Copy from the first line below down to and including the line with "myChart = echarts.init(document.getElementById('container'));". Skip the pictures.
^^^^^^^^
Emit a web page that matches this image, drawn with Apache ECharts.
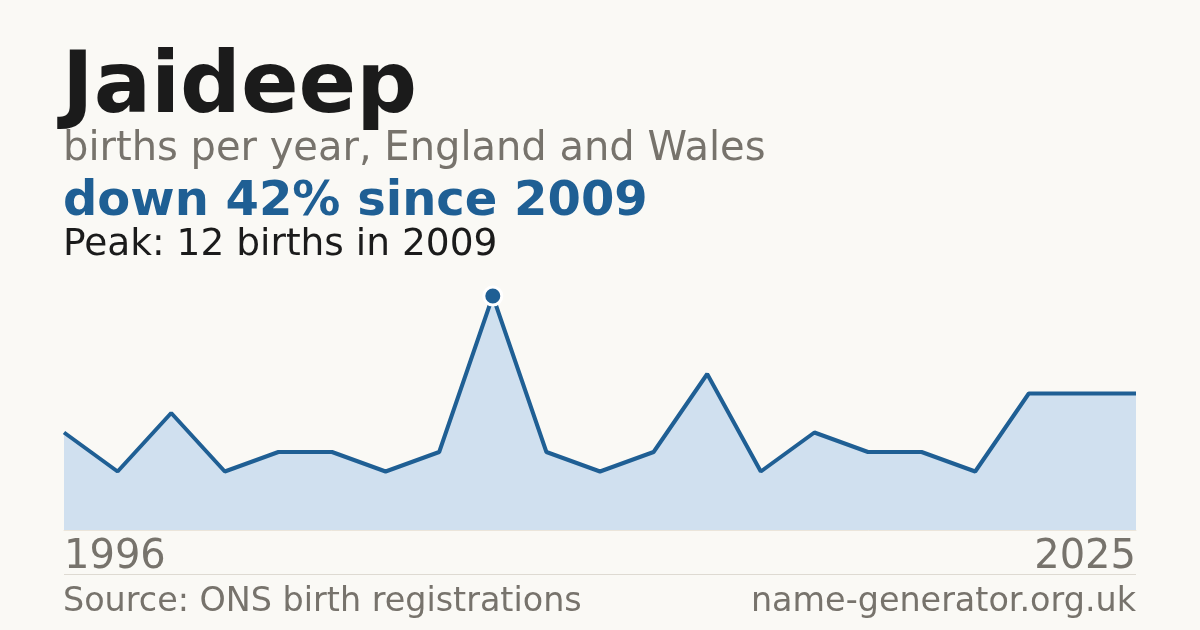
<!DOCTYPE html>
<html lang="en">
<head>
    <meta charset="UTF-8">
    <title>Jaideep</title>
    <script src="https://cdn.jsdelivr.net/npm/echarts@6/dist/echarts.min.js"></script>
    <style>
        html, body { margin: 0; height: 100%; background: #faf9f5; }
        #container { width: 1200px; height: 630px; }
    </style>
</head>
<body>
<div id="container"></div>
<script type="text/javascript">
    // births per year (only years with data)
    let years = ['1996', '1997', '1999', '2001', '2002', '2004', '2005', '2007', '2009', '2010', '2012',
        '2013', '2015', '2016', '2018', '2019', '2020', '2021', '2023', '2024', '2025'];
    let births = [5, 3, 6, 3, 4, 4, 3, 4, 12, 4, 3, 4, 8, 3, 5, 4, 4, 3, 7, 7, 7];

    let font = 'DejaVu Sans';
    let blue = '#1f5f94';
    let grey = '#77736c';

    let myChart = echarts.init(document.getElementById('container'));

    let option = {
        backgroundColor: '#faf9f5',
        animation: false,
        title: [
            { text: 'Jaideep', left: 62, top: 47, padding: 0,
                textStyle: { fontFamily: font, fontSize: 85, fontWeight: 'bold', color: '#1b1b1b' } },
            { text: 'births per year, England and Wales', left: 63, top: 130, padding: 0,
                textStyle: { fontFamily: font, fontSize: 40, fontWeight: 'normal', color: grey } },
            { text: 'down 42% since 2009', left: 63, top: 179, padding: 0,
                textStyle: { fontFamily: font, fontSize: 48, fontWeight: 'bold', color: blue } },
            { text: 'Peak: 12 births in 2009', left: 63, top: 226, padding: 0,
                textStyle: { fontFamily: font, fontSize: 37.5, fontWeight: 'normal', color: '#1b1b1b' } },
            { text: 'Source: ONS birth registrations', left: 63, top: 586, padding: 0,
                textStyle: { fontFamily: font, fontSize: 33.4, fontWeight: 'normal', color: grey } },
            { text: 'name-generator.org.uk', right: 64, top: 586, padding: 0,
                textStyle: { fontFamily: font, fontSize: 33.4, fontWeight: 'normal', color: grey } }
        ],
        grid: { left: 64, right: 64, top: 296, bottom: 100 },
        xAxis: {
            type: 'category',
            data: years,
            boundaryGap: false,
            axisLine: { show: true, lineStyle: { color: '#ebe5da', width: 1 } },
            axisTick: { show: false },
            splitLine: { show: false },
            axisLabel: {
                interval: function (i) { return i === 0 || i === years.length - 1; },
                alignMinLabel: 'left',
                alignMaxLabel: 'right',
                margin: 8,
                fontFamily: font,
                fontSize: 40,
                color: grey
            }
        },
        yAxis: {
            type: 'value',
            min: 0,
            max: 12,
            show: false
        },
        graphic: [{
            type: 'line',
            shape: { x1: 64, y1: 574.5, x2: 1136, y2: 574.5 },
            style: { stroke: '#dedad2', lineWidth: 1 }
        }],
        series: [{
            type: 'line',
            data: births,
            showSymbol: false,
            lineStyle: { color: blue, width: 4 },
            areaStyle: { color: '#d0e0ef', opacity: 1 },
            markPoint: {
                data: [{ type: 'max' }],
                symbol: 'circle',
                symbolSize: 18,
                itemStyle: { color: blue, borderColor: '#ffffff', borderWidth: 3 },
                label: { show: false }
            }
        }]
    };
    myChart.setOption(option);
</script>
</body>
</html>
^^^^^^^^
▸ THE REPLY
Emit a web page that matches this image, drawn with Apache ECharts.
<!DOCTYPE html>
<html lang="en">
<head>
    <meta charset="UTF-8">
    <title>Jaideep</title>
    <script src="https://cdn.jsdelivr.net/npm/echarts@6/dist/echarts.min.js"></script>
    <style>
        html, body { margin: 0; height: 100%; background: #faf9f5; }
        #container { width: 1200px; height: 630px; }
    </style>
</head>
<body>
<div id="container"></div>
<script type="text/javascript">
    // births per year (only years with data)
    let years = ['1996', '1997', '1999', '2001', '2002', '2004', '2005', '2007', '2009', '2010', '2012',
        '2013', '2015', '2016', '2018', '2019', '2020', '2021', '2023', '2024', '2025'];
    let births = [5, 3, 6, 3, 4, 4, 3, 4, 12, 4, 3, 4, 8, 3, 5, 4, 4, 3, 7, 7, 7];

    let font = 'DejaVu Sans';
    let blue = '#1f5f94';
    let grey = '#77736c';

    let myChart = echarts.init(document.getElementById('container'));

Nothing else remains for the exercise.